Właściwe dlatego tak kluczowe jest zrozumienie różnic w podejściu do bezpieczeństwa. Niestety nie ułatwia nam tego język, którym się posługujemy. W językach polskim, rosyjskim czy arabskim zwykliśmy używać jednego słowa – „bezpieczeństwo” właśnie. Anglicy z kolei rozdzielają dwie jego sfery: „security” i „safety”. Jaka jest pomiędzy nimi różnica?

„Safety” oznacza zapobieganie wypadkom – chodzi tu o przypadkowe incydenty, które mogą, ale nie muszą wynikać z działania ludzi.

„Security” to zaś zapobieganie szkodliwym działaniom ludzi. Tradycyjnie może to być kradzież, rozbój czy aktywność terrorystyczna. W przypadku IT najczęściej mówimy o atakach hakerskich.

I tak, z perspektywy „safety” zainwestowanie w system do automatycznego otwierania drzwi ma sens – nie zatrzaśniemy się w środku w razie wypadku. Jednak patrząc na cały system z perspektywy „security” łatwo odkryjemy tzw. „złych aktorów”, którzy będą chcieli wykorzystać luki dla nieuczciwego zarobku.

- Z drugiej strony, projektowanie systemów z priorytetowym podejściem do „safety” może pomóc w uczynieniu IT bezpieczniejszym. Będziemy zakładali, że jeśli coś się może popsuć, to się popsuje i przygotujemy się na najgorszy scenariusz. Takie myślenie pomoże ekspertom security w lepszym projektowaniu systemów

– ocenił Muehl.

Tylko holistyczne podejście do ochrony IT zagwarantuje nam bezpieczeństwo.

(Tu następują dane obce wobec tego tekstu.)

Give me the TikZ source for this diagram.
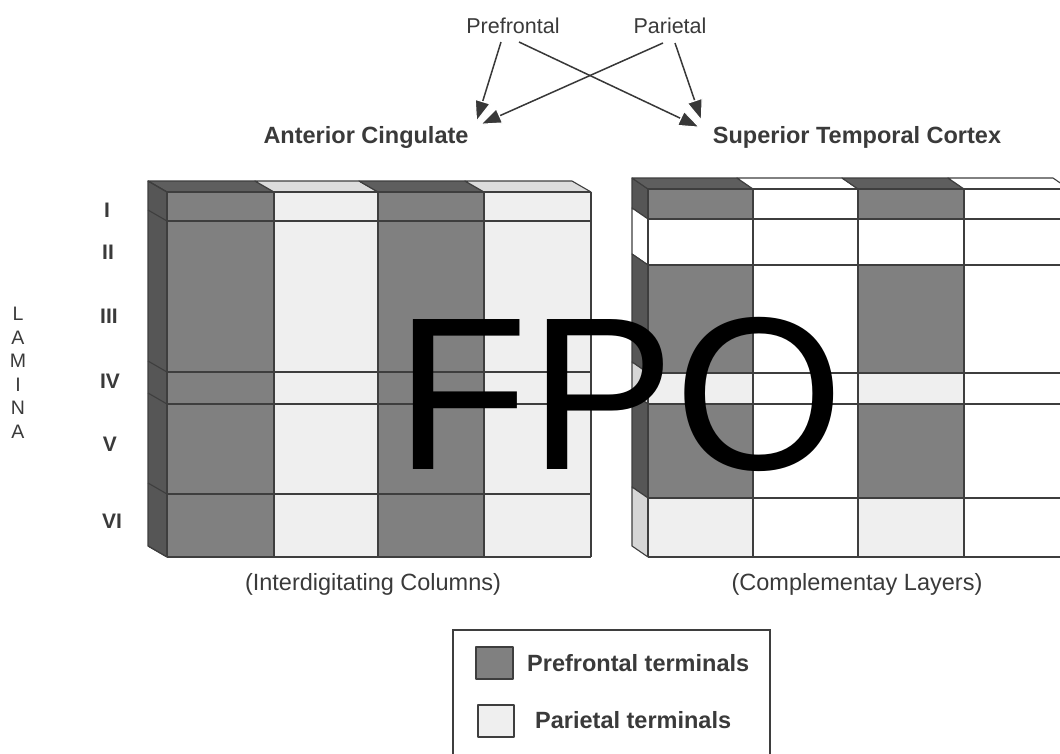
\documentclass[tikz,border=0pt]{standalone}
\usepackage{fontspec}
\setmainfont{Liberation Sans}
\usetikzlibrary{arrows.meta}

\definecolor{darkcell}{HTML}{808080}
\definecolor{lightcell}{HTML}{EFEFEF}
\definecolor{sidedark}{HTML}{565656}
\definecolor{sidelight}{HTML}{D6D6D6}
\definecolor{topdark}{HTML}{5E5E5E}
\definecolor{toplight}{HTML}{DCDCDC}
\definecolor{gridc}{HTML}{3E3E3E}
\definecolor{txt}{HTML}{3A3A3A}
\definecolor{arrowc}{HTML}{383838}

\begin{document}
\begin{tikzpicture}[x=1pt,y=-1pt,
  lbl/.style={inner sep=0pt, text=txt, anchor=base, font=\fontsize{21.5}{24}\selectfont},
  caption/.style={inner sep=0pt, text=txt, anchor=base, font=\fontsize{23.5}{26}\selectfont},
  head/.style={inner sep=0pt, text=txt, anchor=base, font=\bfseries\fontsize{23.5}{26}\selectfont},
  lamina/.style={inner sep=0pt, text=txt, anchor=base, font=\bfseries\fontsize{21}{24}\selectfont},
  gridline/.style={draw=gridc, line width=1.1pt, line join=round},
  conn/.style={draw=arrowc, line width=1.5pt,
    -{Triangle[length=23pt,width=17pt,color=white,fill=arrowc,line width=1.2pt]}},
]
% page frame
\useasboundingbox (0,0) rectangle (1060,753);
\fill[white] (0,0) rectangle (1060,753);
\clip (0,0) rectangle (1060,753);

% ---------- left block: interdigitating columns ----------
\foreach \a/\b/\c/\t in {167/274/darkcell/topdark, 274/378/lightcell/toplight,
                        378/484/darkcell/topdark, 484/591/lightcell/toplight}{
  \fill[\c] (\a,192) rectangle (\b,557);
  \filldraw[gridline, fill=\t] (\a,192) -- ({\a-19},181) -- ({\b-19},181) -- (\b,192) -- cycle;
}
\filldraw[gridline, fill=sidedark] (167,192) -- (148,181) -- (148,546) -- (167,557) -- cycle;
\foreach \y in {192,221,372,404,494,557}{
  \draw[gridline] (167,\y) -- (591,\y);
  \draw[gridline] (167,\y) -- (148,{\y-11});
}
\foreach \x in {167,274,378,484,591}
  \draw[gridline] (\x,192) -- (\x,557);

% ---------- right block: complementary layers ----------
\foreach \t/\b/\c/\s in {189/219/darkcell/sidedark, 219/265/white/white,
                        265/373/darkcell/sidedark, 373/404/lightcell/sidelight,
                        404/498/darkcell/sidedark, 498/557/lightcell/sidelight}{
  \fill[\c] (648,\t) rectangle (753,\b);
  \fill[\c] (858,\t) rectangle (964,\b);
  \filldraw[gridline, fill=\s] (648,\t) -- (632,{\t-11}) -- (632,{\b-11}) -- (648,\b) -- cycle;
}
\foreach \a/\b/\c in {648/753/topdark, 753/858/white, 858/964/topdark, 964/1069/white}
  \filldraw[gridline, fill=\c] (\a,189) -- ({\a-16},178) -- ({\b-16},178) -- (\b,189) -- cycle;
\foreach \y in {189,219,265,373,404,498,557}
  \draw[gridline] (648,\y) -- (1069,\y);
\foreach \x in {648,753,858,964,1069}
  \draw[gridline] (\x,189) -- (\x,557);

% ---------- projection labels and arrows ----------
\node[lbl]  (pf)  at (513,33)  {Prefrontal};
\node[lbl]  (pa)  at (670,33)  {Parietal};
\node[head] (ac)  at (366,143) {Anterior Cingulate};
\node[head] (stc) at (857,143) {Superior Temporal Cortex};

\draw[conn] ([shift={(-12,9)}]pf.base)  -- ([shift={(110,-20)}]ac.base);
\draw[conn] ([shift={(-7,10)}]pa.base)  -- ([shift={(113,-18)}]ac.base);
\draw[conn] ([shift={(6,9)}]pf.base)    -- ([shift={(-156,-15)}]stc.base);
\draw[conn] ([shift={(5,10)}]pa.base)   -- ([shift={(-155,-21)}]stc.base);

% ---------- laminae ----------
\node[lamina] (l1) at (107,217) {I};
\node[lamina] (l2) at (108,259) {II};
\node[lamina] (l3) at (109,323) {III};
\node[lamina] (l4) at (110,388) {IV};
\node[lamina] (l5) at (110,451) {V};
\node[lamina] (l6) at (112,528) {VI};

\node[inner sep=0pt, text=txt, anchor=north, align=center,
      font=\fontsize{19.5}{23.5}\selectfont] (lam) at (18,307) {L\\A\\M\\I\\N\\A};

% ---------- captions ----------
\node[caption] (capL) at (373,590) {(Interdigitating Columns)};
\node[caption] (capR) at (857,590) {(Complementay Layers)};

% ---------- overprint ----------
\node[inner sep=0pt, anchor=base, text=black,
      font=\fontsize{218}{230}\selectfont] (fpo) at (620,469) {FPO};

% ---------- legend ----------
\draw[draw=gridc, line width=1.2pt] (453,630) rectangle (770,770);
\filldraw[gridline, fill=darkcell] (476,647) rectangle (513,679);
\filldraw[gridline, fill=lightcell] (478,705) rectangle (514,737);
\node[head, anchor=base west] (legpf) at (527,671) {Prefrontal terminals};
\node[head, anchor=base west] (legpa) at (535,728) {Parietal terminals};
\end{tikzpicture}
\end{document}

Kolejne lata pokażą nam jak ważną rolę naszej codzienności będą odgrywały skutecznie zaprojektowane systemy zabezpieczeń. Już teraz w krajach takich jak USA czy Norwegia można dość swobodnie podróżować samochodem elektrycznym, ale gdyby hakerowi udało się spenetrować system ładowarek, mógłby uziemić tysiące kierowców.

Rzeczywistość już teraz dostarcza nam mnóstwa przykładów, kiedy Internet Rzeczy okazywał się bezradny wobec problemów technicznych. Odkurzacz nie chciał się włączyć, a dzwonek do drzwi odmawiał posłuszeństwa, bo chmura była niedostępna. Projektowanie odpornych na ataki systemów wydaje się Świętym GraaIem IT – celem na horyzoncie. Nauczyliśmy się jednak żyć akceptując pewien poziom ryzyka.

- Przecież gdybyśmy wsiadali za kółko tylko przy 100-procentowym poziomie bezpieczeństwa musielibyśmy wykarczować wszystkie drzewa przy drodze. W końcu można się o nie rozbić

– podkreślał Muehl.

Akceptujemy ryzyko, ale i staramy się je zmniejszać. Nie wsiadamy za kółko po alkoholu i dokonujemy okresowych przeglądów auta. Dobre praktyki działają również w świecie IT. Chodzi choćby o silne hasła, oprogramowanie antywirusowe czy ostrożne podejście do podejrzanych maili i stron internetowych. Oba światy – IT i przemysłu samochodowego – będą się w przyszłości jeszcze mocniej przenikały – w miarę, jak technologia będzie zdobywała kolejne sfery naszego życia.